-- What you should do --
From the first line of the listing below to the line with "c_text = '#555555'", print each line exactly, and nothing more. Leave out the pictures.

-- Stored data --

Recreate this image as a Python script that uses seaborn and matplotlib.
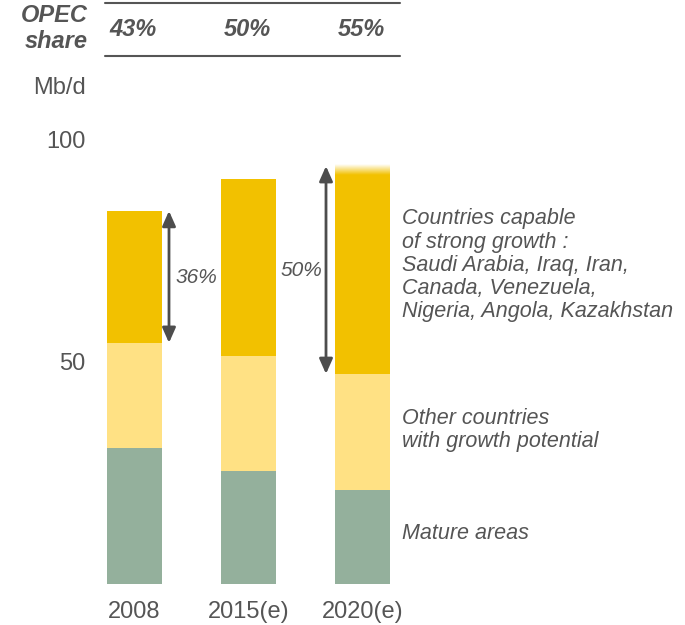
import numpy as np
import pandas as pd
import seaborn as sns
import matplotlib.pyplot as plt
from matplotlib.colors import LinearSegmentedColormap

sns.set_style('white')
plt.rcParams['font.family'] = ['Liberation Sans', 'DejaVu Sans']

# data (Mb/d)
years = ['2008', '2015(e)', '2020(e)']
mature = [30.6, 25.4, 21.1]
other_growth = [23.7, 26.0, 26.2]
strong_growth = [29.7, 39.8, 44.8]
opec_share = ['43%', '50%', '55%']
arrow_labels = ['36%', '50%']

c_dark = '#F2C100'
c_light = '#FFE184'
c_green = '#94B09C'
c_text = '#555555'

df = pd.DataFrame({'year': years, 'mature': mature,
                   'other': other_growth, 'strong': strong_growth})
df['lvl1'] = df['mature']
df['lvl2'] = df['lvl1'] + df['other']
df['lvl3'] = df['lvl2'] + df['strong']

fig = plt.figure(figsize=(6.85, 6.25), dpi=100)
# axes in pixel terms: bottom at y=584, x from 95 to 419.5
ax = fig.add_axes([95 / 685, 41 / 625, 324.5 / 685, 584 / 625])

bw = 0.48
bar_kw = dict(x='year', width=bw, ax=ax, saturation=1, linewidth=0, edgecolor='none')
sns.barplot(data=df, y='lvl3', color=c_dark, **bar_kw)
sns.barplot(data=df, y='lvl2', color=c_light, **bar_kw)
sns.barplot(data=df, y='lvl1', color=c_green, **bar_kw)

# faded top on the 2020 bar
fade = LinearSegmentedColormap.from_list('fade', ['white', c_dark])
grad = np.linspace(0, 1, 50).reshape(-1, 1)
top = df['lvl3'].iloc[2]
ax.imshow(grad, cmap=fade, aspect='auto', origin='upper',
          extent=(2 - bw / 2, 2 + bw / 2, top - 0.05, top + 2.3), zorder=3)

ax.set_xlim(-0.346, 2.5)
ax.set_ylim(0, 131.5)
sns.despine(ax=ax, left=True, bottom=True)
ax.set_yticks([50, 100])
ax.set_yticklabels(['50', '100'], fontsize=17, color=c_text)
ax.tick_params(axis='y', length=0, pad=7)
ax.tick_params(axis='x', length=0, pad=12, labelsize=17, labelcolor=c_text)
ax.set_xlabel('')
ax.set_ylabel('')

# header with OPEC share
for yy in [130.9, 118.9]:
    ax.plot([-0.26, 2.33], [yy, yy], color=c_text, lw=1.5, clip_on=False)
ax.text(-0.408, 125.1, 'OPEC\nshare', ha='right', va='center', fontsize=17,
        fontweight='bold', fontstyle='italic', color=c_text, linespacing=1.2)
for i, s in enumerate(opec_share):
    ax.text(i - 0.01, 124.8, s, ha='center', va='center', fontsize=17,
            fontweight='bold', fontstyle='italic', color=c_text)
ax.text(-0.43, 111.7, 'Mb/d', ha='right', va='center', fontsize=17, color=c_text)

# arrows showing share of strong-growth countries
arrow_kw = dict(arrowstyle='<|-|>,head_length=0.9,head_width=0.4',
                color='#4d4d4d', lw=2, shrinkA=0, shrinkB=0)
ax.annotate('', xy=(0.303, df['lvl3'][0]), xytext=(0.303, df['lvl2'][0]),
            arrowprops=arrow_kw)
ax.annotate('', xy=(1.68, 94.1), xytext=(1.68, df['lvl2'][2]),
            arrowprops=arrow_kw)
ax.text(0.36, 69.1, arrow_labels[0], ha='left', va='center', fontsize=15,
        fontstyle='italic', color=c_text)
ax.text(1.65, 70.5, arrow_labels[1], ha='right', va='center', fontsize=15,
        fontstyle='italic', color=c_text)

# segment labels
seg_kw = dict(ha='left', va='center', fontsize=15.5, fontstyle='italic',
              color=c_text, linespacing=1.13)
ax.text(2.346, 71.8, 'Countries capable\nof strong growth :\nSaudi Arabia, Iraq, Iran,\n'
        'Canada, Venezuela,\nNigeria, Angola, Kazakhstan', **seg_kw)
ax.text(2.346, 34.7, 'Other countries\nwith growth potential', **seg_kw)
ax.text(2.346, 11.3, 'Mature areas', **seg_kw)

plt.savefig('out.png', dpi=100)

-- Output for this task --
Recreate this image as a Python script that uses seaborn and matplotlib.
import numpy as np
import pandas as pd
import seaborn as sns
import matplotlib.pyplot as plt
from matplotlib.colors import LinearSegmentedColormap

sns.set_style('white')
plt.rcParams['font.family'] = ['Liberation Sans', 'DejaVu Sans']

# data (Mb/d)
years = ['2008', '2015(e)', '2020(e)']
mature = [30.6, 25.4, 21.1]
other_growth = [23.7, 26.0, 26.2]
strong_growth = [29.7, 39.8, 44.8]
opec_share = ['43%', '50%', '55%']
arrow_labels = ['36%', '50%']

c_dark = '#F2C100'
c_light = '#FFE184'
c_green = '#94B09C'
c_text = '#555555'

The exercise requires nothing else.